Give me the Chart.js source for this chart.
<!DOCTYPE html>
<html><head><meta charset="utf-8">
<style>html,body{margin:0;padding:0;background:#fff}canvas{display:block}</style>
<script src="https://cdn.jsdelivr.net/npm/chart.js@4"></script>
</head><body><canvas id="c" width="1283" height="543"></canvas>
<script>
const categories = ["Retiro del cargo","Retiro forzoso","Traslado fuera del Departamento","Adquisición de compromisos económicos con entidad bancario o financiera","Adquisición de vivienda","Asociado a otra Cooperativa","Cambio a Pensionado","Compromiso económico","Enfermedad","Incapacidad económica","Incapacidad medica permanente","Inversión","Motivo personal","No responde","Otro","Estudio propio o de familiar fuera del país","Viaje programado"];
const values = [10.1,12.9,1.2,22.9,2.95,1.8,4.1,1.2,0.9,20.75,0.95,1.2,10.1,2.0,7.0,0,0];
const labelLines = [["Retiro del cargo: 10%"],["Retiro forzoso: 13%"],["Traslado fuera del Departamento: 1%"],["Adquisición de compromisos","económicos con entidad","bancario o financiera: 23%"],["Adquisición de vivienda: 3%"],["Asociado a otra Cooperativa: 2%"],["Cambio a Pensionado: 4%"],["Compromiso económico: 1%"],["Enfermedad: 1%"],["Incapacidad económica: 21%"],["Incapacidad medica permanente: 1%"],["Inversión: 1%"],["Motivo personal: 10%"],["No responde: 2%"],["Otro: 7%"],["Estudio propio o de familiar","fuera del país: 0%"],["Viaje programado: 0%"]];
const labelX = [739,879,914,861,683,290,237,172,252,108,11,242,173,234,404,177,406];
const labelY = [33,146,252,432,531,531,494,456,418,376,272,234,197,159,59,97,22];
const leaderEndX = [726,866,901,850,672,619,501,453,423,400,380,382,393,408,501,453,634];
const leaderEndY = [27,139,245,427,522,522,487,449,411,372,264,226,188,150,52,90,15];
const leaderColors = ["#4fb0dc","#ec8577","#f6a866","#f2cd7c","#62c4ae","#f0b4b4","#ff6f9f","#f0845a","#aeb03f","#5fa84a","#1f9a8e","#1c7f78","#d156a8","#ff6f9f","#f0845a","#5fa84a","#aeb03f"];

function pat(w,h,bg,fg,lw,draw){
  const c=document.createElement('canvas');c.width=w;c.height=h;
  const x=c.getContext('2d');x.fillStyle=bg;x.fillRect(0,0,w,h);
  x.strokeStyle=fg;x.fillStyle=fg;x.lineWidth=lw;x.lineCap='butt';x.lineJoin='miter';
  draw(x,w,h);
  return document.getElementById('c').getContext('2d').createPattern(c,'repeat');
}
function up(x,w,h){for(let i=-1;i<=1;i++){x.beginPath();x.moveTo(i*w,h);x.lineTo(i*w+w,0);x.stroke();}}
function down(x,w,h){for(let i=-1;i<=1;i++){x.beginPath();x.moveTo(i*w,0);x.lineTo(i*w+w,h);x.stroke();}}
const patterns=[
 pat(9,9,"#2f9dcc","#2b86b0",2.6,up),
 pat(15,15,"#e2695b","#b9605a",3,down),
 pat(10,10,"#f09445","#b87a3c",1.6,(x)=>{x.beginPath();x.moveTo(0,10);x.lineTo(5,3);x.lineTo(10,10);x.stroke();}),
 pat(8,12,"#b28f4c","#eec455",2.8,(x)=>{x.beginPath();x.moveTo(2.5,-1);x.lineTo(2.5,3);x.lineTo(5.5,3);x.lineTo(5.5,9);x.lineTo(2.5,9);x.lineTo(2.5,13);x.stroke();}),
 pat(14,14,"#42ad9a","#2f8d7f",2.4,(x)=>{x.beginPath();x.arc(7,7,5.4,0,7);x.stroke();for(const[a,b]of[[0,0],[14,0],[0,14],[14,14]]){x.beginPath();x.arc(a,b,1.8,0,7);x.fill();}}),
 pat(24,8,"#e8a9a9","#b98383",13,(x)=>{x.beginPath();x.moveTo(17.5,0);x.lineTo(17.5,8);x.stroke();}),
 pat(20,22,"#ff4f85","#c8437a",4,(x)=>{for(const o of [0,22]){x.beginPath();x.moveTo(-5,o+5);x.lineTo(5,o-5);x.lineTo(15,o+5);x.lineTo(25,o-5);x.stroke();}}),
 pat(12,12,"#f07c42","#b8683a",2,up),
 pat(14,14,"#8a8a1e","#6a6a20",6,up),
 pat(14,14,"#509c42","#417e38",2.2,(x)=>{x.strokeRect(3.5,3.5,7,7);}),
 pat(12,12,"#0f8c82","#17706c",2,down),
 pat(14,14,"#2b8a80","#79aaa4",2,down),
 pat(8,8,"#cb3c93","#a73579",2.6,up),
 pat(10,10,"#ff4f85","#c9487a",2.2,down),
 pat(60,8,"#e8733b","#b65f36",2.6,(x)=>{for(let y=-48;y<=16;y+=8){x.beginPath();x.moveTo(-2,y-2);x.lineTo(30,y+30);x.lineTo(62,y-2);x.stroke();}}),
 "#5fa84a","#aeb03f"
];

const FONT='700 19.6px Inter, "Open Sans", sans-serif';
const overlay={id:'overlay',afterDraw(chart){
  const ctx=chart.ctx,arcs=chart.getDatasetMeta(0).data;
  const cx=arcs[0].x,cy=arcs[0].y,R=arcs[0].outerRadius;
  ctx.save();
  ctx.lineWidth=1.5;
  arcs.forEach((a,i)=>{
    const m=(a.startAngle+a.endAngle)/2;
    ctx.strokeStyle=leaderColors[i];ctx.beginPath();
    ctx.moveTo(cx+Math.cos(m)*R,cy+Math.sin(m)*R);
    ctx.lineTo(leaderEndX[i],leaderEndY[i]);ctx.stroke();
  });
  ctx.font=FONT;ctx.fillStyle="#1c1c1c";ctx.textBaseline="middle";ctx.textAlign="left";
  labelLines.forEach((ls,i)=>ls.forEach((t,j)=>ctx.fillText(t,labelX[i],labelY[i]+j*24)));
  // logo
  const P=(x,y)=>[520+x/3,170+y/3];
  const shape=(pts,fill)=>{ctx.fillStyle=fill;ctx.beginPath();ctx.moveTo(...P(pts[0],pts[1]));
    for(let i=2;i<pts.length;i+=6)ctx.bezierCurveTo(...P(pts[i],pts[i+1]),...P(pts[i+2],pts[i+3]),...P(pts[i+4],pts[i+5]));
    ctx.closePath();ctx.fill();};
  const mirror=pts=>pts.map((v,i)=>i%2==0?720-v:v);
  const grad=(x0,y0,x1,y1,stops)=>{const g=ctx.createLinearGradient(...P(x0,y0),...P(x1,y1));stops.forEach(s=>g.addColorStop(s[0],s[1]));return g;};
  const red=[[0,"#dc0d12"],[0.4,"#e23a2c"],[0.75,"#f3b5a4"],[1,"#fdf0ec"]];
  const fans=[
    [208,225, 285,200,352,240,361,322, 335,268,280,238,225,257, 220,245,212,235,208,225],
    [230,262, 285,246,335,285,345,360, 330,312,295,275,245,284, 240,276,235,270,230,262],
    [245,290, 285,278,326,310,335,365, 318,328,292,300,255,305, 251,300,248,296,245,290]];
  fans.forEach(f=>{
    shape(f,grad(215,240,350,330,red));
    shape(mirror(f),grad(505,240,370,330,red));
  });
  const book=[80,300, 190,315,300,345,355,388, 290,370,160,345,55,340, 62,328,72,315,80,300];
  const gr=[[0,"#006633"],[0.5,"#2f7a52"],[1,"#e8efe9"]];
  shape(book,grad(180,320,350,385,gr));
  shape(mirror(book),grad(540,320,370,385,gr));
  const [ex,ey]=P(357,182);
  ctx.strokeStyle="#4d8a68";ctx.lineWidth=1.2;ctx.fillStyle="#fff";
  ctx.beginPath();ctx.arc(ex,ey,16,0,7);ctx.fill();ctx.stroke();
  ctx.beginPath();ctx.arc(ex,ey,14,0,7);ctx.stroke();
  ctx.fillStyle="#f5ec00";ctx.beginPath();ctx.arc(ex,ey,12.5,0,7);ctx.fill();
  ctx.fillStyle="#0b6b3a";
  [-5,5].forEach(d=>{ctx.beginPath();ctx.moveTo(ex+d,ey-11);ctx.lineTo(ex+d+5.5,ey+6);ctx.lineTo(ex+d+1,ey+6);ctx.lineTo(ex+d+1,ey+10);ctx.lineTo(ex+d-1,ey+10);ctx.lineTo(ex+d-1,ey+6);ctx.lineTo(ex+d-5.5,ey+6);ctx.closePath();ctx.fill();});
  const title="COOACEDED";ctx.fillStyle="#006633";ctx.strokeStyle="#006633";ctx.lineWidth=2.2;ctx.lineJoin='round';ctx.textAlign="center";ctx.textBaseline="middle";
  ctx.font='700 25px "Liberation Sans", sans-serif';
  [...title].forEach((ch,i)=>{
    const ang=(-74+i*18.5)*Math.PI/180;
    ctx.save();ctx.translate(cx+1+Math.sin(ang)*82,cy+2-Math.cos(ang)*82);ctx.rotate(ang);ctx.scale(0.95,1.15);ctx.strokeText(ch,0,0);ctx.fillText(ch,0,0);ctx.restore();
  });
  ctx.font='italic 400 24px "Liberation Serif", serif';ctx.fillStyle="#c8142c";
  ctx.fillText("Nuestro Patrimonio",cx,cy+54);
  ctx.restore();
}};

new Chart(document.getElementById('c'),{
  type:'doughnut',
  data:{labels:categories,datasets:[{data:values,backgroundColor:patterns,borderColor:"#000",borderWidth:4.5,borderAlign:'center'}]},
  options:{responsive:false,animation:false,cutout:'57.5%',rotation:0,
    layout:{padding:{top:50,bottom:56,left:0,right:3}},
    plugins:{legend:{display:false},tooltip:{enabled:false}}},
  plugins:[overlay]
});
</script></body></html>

* * *

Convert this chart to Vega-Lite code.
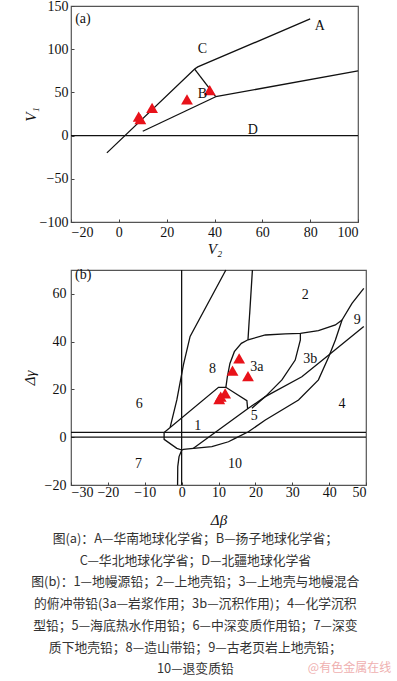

(Stated task)
Give the number of lines in the entries above that include the string "this". No other output is expected.

(Response to the exercise)
2